The Federal Circuit examined the language of the statute, discussed the relevant case law, and determined that “the local CPI approach, where a local CPI is available … is more consistent with EAJA than the national approach.” The Court held that the CAVC did not err in ruling that the local CPI approach was the correct calculation method, and that it correctly determined that the attorney’s EAJA application should have apportioned his time to the different locations of his offices and used the CPI’s for each locale.

The Federal Circuit disagreed with the proposed “optimal yield” approach, finding nothing in the statute that would permit a claim for “the highest fee.” The Court found that this approach “runs afoul of the statutory text and EAJA’s prohibition against windfalls.” The Court added that the doctrine of resolving interpretive doubt in the veteran’s favor does not apply to EAJA because EAJA is not a veterans benefits statute.

Finally, the attorney argued that the decision to award the statutory rate of $125 per hour was an abuse of discretion because the CAVC did not permit him to resubmit a corrected EAJA application.

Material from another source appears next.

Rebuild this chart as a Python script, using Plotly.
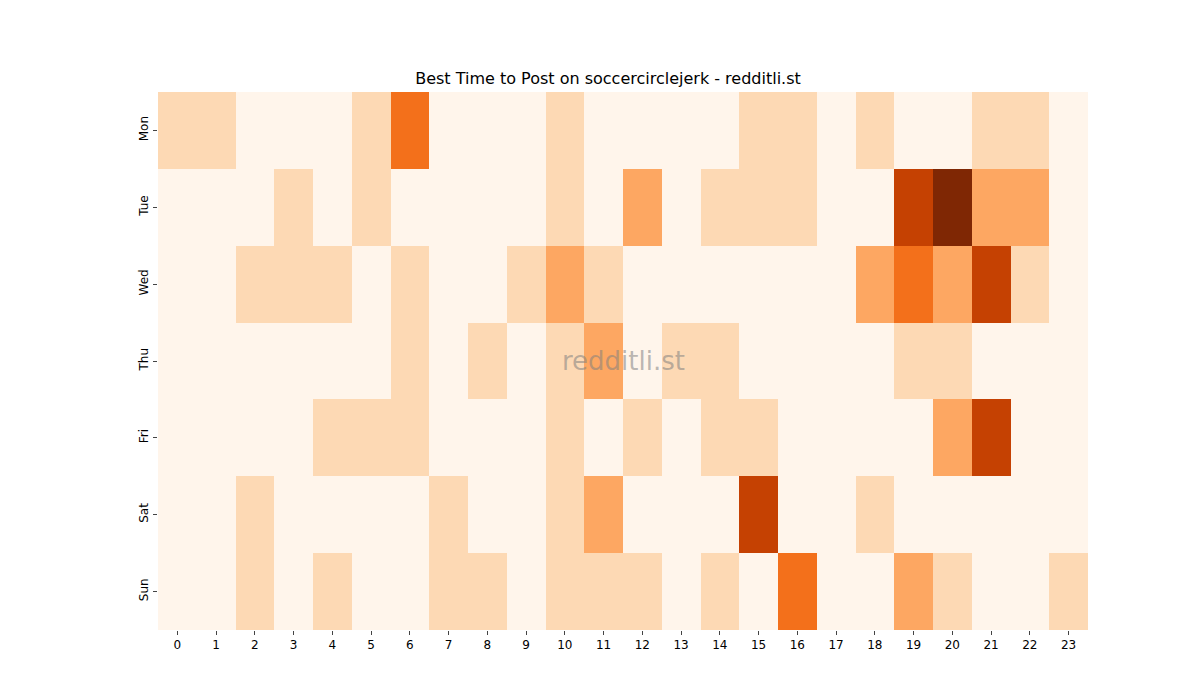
import plotly.graph_objects as go

hours = [str(h) for h in range(24)]
days = ["Mon", "Tue", "Wed", "Thu", "Fri", "Sat", "Sun"]
mon = [1,1,0,0,0,1,3,0,0,0,1,0,0,0,0,1,1,0,1,0,0,1,1,0]
tue = [0,0,0,1,0,1,0,0,0,0,1,0,2,0,1,1,1,0,0,4,5,2,2,0]
wed = [0,0,1,1,1,0,1,0,0,1,2,1,0,0,0,0,0,0,2,3,2,4,1,0]
thu = [0,0,0,0,0,0,1,0,1,0,1,2,0,1,1,0,0,0,0,1,1,0,0,0]
fri = [0,0,0,0,1,1,1,0,0,0,1,0,1,0,1,1,0,0,0,0,2,4,0,0]
sat = [0,0,1,0,0,0,0,1,0,0,1,2,0,0,0,4,0,0,1,0,0,0,0,0]
sun = [0,0,1,0,1,0,0,1,1,0,1,1,1,0,1,0,3,0,0,2,1,0,0,1]
z = [mon, tue, wed, thu, fri, sat, sun]

colors = ["#fff5eb", "#fdd9b4", "#fda762", "#f3701b", "#c54102", "#7f2704"]
cs = [[i / 5, c] for i, c in enumerate(colors)]

fig = go.Figure(go.Heatmap(z=z, x=hours, y=days, colorscale=cs, zmin=0, zmax=5,
                           showscale=False, xgap=0, ygap=0))
fig.update_layout(
    width=1200, height=700, paper_bgcolor="white", plot_bgcolor="white",
    margin=dict(l=150, r=120, t=84, b=78),
    font=dict(family="DejaVu Sans", size=12, color="black"),
    title=dict(text="Best Time to Post on soccercirclejerk - redditli.st", x=0.5, xanchor="center",
               y=1 - 70 / 700, yanchor="middle", font=dict(size=16)),
    xaxis=dict(showgrid=False, zeroline=False, ticks="outside", ticklen=4, tickangle=0),
    yaxis=dict(showgrid=False, zeroline=False, ticks="outside", ticklen=4, tickangle=-90,
               autorange="reversed"),
    annotations=[dict(text="redditli.st", x=0.5, y=0.5, xref="paper", yref="paper",
                      showarrow=False, font=dict(size=26, color="rgba(128,128,128,0.55)"))],
)
fig.write_html("out.html")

The Federal Circuit determined that it lacked jurisdiction “to review all discretionary actions” of the CAVC, and stated that its “jurisdiction attaches when the Veterans Court commits an abuse of discretion rising to the level of legal error.” The Court found that the CAVC “did not interpret any law or regulation in declining to permit [the attorney] to resubmit a corrected EAJA application.” Rather, the CAVC simply determined that the requested fee was not reasonable and “used its broad discretion” to calculate what it deemed an appropriate fee. The Court found no legal error in the CAVC’s ruling.